I conclude The History Of The Wars  by Lucius Procopius with Books V & VI which described The Gothic Wars (ca. 553). Unfortunately I discovered that The Gothic Wars do not consist of 2 books like the previous two Wars but of four, of which Book VIII only exists in a fragmentary form. Of Book VII there is no affordable translation available, so I will have to do with an incomplete collection of the events.
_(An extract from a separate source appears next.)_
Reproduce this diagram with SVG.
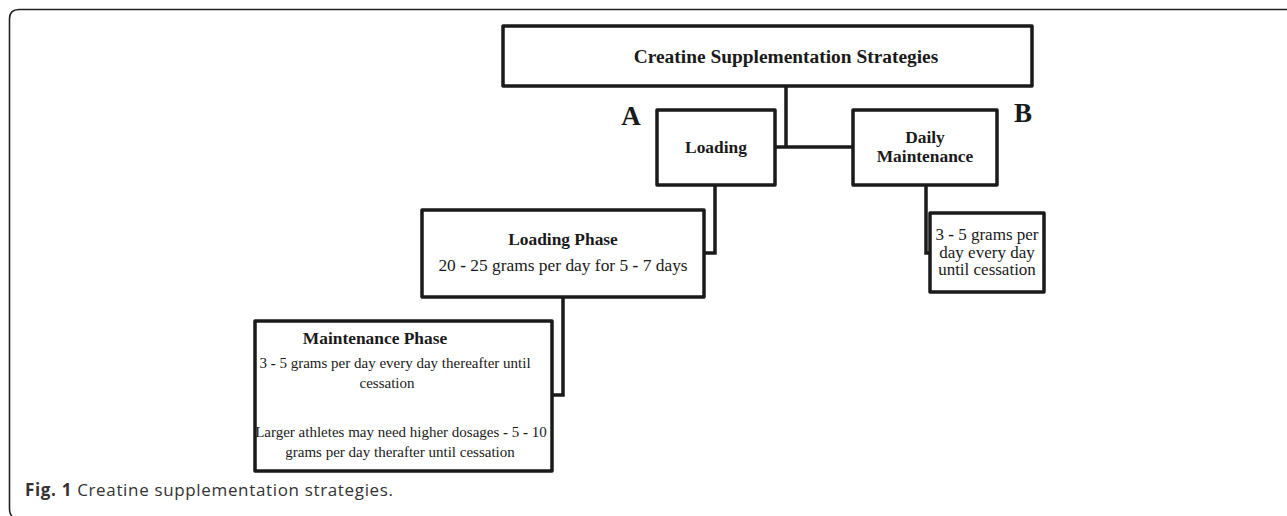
<svg xmlns="http://www.w3.org/2000/svg" width="1287" height="516" viewBox="0 0 1287 516">
<style>
.box{fill:#fff;stroke:#1a1a1a;stroke-width:3.5;stroke-linejoin:round}
.con{fill:none;stroke:#1a1a1a;stroke-width:3.5}
.t{font-family:"Liberation Serif","Times New Roman",serif;font-size:17.4px;fill:#1a1a1a;text-anchor:middle}
.h{font-size:19.4px}
.d{font-size:17px}
.s{font-size:15px}
.b{font-weight:bold}
.lbl{font-family:"Liberation Serif","Times New Roman",serif;font-size:27px;font-weight:bold;fill:#1a1a1a;text-anchor:middle}
.cap{font-family:"Open Sans","Noto Sans",sans-serif;font-size:17px;fill:#333}
</style>
<path d="M1287,9.5 H19 Q9.5,9.5 9.5,19 V508 Q9.5,514 12,516" fill="none" stroke="#222" stroke-width="1.6"/>
<g id="connectors">
<path class="con" d="M786,86 V147 M775,147 H853"/>
<path class="con" d="M715,185 V253 H704"/>
<path class="con" d="M926,185 V253 H930"/>
<path class="con" d="M563,297 V395 H552"/>
</g>
<g id="title">
<rect class="box" x="503" y="26" width="529" height="60"/>
<text class="t b h" x="786" y="63">Creatine Supplementation Strategies</text>
</g>
<g id="labelA"><text class="lbl" x="631" y="125">A</text></g>
<g id="labelB"><text class="lbl" x="1023" y="122">B</text></g>
<g id="loading">
<rect class="box" x="657" y="110" width="118" height="75"/>
<text class="t b" x="716" y="153">Loading</text>
</g>
<g id="daily">
<rect class="box" x="853" y="110" width="144" height="75"/>
<text class="t b" x="925" y="143">Daily</text>
<text class="t b" x="925" y="162">Maintenance</text>
</g>
<g id="loadingPhase">
<rect class="box" x="422" y="210" width="282" height="87"/>
<text class="t b" x="563" y="245">Loading Phase</text>
<text class="t" x="563" y="271">20 <tspan class="b">-</tspan> 25 grams per day for 5 <tspan class="b">-</tspan> 7 days</text>
</g>
<g id="dailySub">
<rect class="box" x="930" y="213" width="114" height="79"/>
<text class="t d" x="987" y="240">3 <tspan class="b">-</tspan> 5 grams per</text>
<text class="t d" x="987" y="257.5">day every day</text>
<text class="t d" x="987" y="275">until cessation</text>
</g>
<g id="maintenancePhase">
<rect class="box" x="255" y="321" width="297" height="150"/>
<text class="t b" x="375" y="344">Maintenance Phase</text>
<text class="t s" x="395" y="368">3 <tspan class="b">-</tspan> 5 grams per day every day thereafter until</text>
<text class="t s" x="387" y="388">cessation</text>
<text class="t s" x="401" y="437">Larger athletes may need higher dosages <tspan class="b">-</tspan> 5 <tspan class="b">-</tspan> 10</text>
<text class="t s" x="400" y="457">grams per day therafter until cessation</text>
</g>
<text class="cap" x="25" y="496" textLength="368" lengthAdjust="spacing"><tspan font-weight="bold">Fig. 1</tspan> Creatine supplementation strategies.</text>
</svg>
The Gothic Wars is a bit misleading name. It recounts the war that the Eastern Roman Empire fought against the Ostrogothic kingdom that finished the Western Roman Empire in 476. The setting is thus Italy where the Goths only form the ruling class and society is still very much Roman in nature and character. The reconquest of Italy by the Eastern Roman Empire is possibly an essential event that allowed for the survival of Roman society and culture in Italy and the Pope in Rome gradually gaining ascendancy as the central power of the Catholic Church, as the Goths, and later the Langobards, were Arians, and this protected them against a possible dominant influence. But I am getting ahead here of the narrative. This book is only about the first campaign in Italy by the Eastern Roman Empire.

The difference between the first two Wars is that in each War the central figure, the general Belisarius, is more present. In the first Persian Wars he was only barely present during the events and in the Vandalic Wars he was only there initially and the successes could hardly be assigned to him and more to his commanding officers. In The Gothic Wars he is all present and here I finally had the feeling his fame was given credit. Warfare in the later days of the Roman Empire was far from the effective military machine of its early days so it is nice to see some tactical creativity.
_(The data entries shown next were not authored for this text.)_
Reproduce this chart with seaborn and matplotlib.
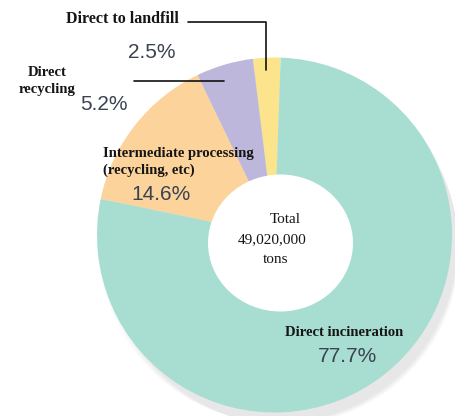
import matplotlib
matplotlib.use("Agg")
import matplotlib.pyplot as plt
from matplotlib.patches import Circle, Ellipse
import seaborn as sns

# Waste treatment breakdown (share of total, %)
categories = ["Direct to landfill", "Direct recycling",
              "Intermediate processing\n(recycling, etc)", "Direct incineration"]
shares = [2.5, 5.2, 14.6, 77.7]
total_lines = ["Total", "49,020,000", "tons"]

sns.set_style("white")
palette = sns.color_palette(["#fbe48c", "#bdb7dc", "#fcd39b", "#a8ddd2"])

W, H = 456, 416
fig = plt.figure(figsize=(W / 100, H / 100), dpi=100)
ax = fig.add_axes([0, 0, 1, 1])


def Y(y):
    return H - y


cx, cy, r = 274.5, Y(235), 177.5

# soft drop shadow to the lower right
for i in range(12):
    ax.add_patch(Circle((cx + 3 + i * 0.7, cy - 8 - i * 0.7), r + 2 - i * 0.5,
                        color="#9a9a9a", alpha=0.02, lw=0, zorder=0))

ax.pie(shares, colors=palette, startangle=88, counterclock=True,
       center=(cx, cy), radius=r, wedgeprops=dict(linewidth=0),
       frame=True)
ax.set_xlim(0, W)
ax.set_ylim(0, H)
ax.set_aspect("equal")
ax.axis("off")

# centre hole
ax.add_patch(Ellipse((280.5, Y(243)), 145, 137, color="white", lw=0, zorder=5))

serif = ["Liberation Serif", "DejaVu Serif"]
sans = ["Liberation Sans", "DejaVu Sans"]
pct_color = "#3a4352"
lab_size = 10.5
pct_size = 15


def pct(v):
    return f"{v}%"


def label(x, y, s, size=lab_size, weight="bold", **kw):
    ax.text(x, Y(y), s, family=serif, fontsize=size, fontweight=weight,
            color="#151515", zorder=6, va="center", **kw)


def share(x, y, v):
    ax.text(x, Y(y), pct(v), family=sans, fontsize=pct_size,
            ha="center", va="center", color=pct_color, zorder=6)


# Direct to landfill
label(122.5, 19, categories[0], size=11.5, ha="center")
ax.plot([188, 266, 266], [Y(22), Y(22), Y(70)], color="#111111", lw=1.2, zorder=6)
share(151.5, 52, shares[0])

# Direct recycling
label(47, 81, "Direct\nrecycling", ha="center", linespacing=1.3)
ax.plot([134, 224], [Y(81), Y(81)], color="#111111", lw=1.2, zorder=6)
share(103.5, 105, shares[1])

# Intermediate processing
label(103, 162, categories[2], ha="left", linespacing=1.3)
share(161.5, 195, shares[2])

# Total in the hole
for (tx, ty), s in zip([(285, 220), (272.5, 240), (276, 259.5)], total_lines):
    label(tx, ty, s, size=11, weight="normal", ha="center")

# Direct incineration
label(344, 333, categories[3], ha="center")
share(348, 356, shares[3])

fig.savefig("out.png", dpi=100, facecolor="white")
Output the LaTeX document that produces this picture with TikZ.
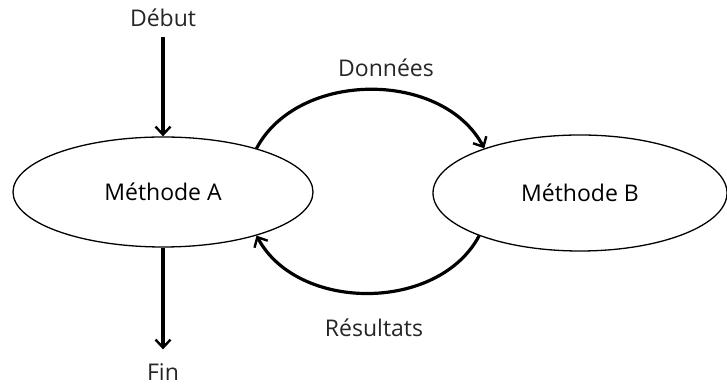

More than the previous Wars, as Belisarius is more present, Procopius is able to provide an accurate narrative of the events as he was the personal secretary to Belisarius. There is much more detail and far less digressions than before. The previous Wars were more chaotic in nature. This war is more focused and there are more peculiarities to be noticed. This is not the place to discuss them as they are the interesting things to explore when reading this history. Procopius remains a fairly neutral observer. He does not judge although he sometimes expresses sadness or worries regarding the actions of certain persons. So his commentary remains of a mild nature. In general he is never negative or overly positive.

Despite that The Gothic Wars ends abruptly as there have been written more books there is a sort of conclusion of the first part of the campaign and some events of the second part which in some cases remain somewhat in the open. There the war turns a bit more chaotic again so one could say we get to see the better and more interesting part of the war.

The quality of the narrative in this final volume is the best of the series as we get a true eyewitness account of someone who was in the middle of the events. It is a well written history and there are few of those in those days at the start of the Middle Ages. Later histories were mostly written by members of the church and their histories have a very religious perspective, giving more focus to religious events, something that Procopius barely has attention for. It is perhaps one of the shortcomings of the histories of Procopius as they focus on martial events and only political events directly related to these are remarked upon. There is no complete picture as most historians are wont to provide for. However, this remains a very interesting read.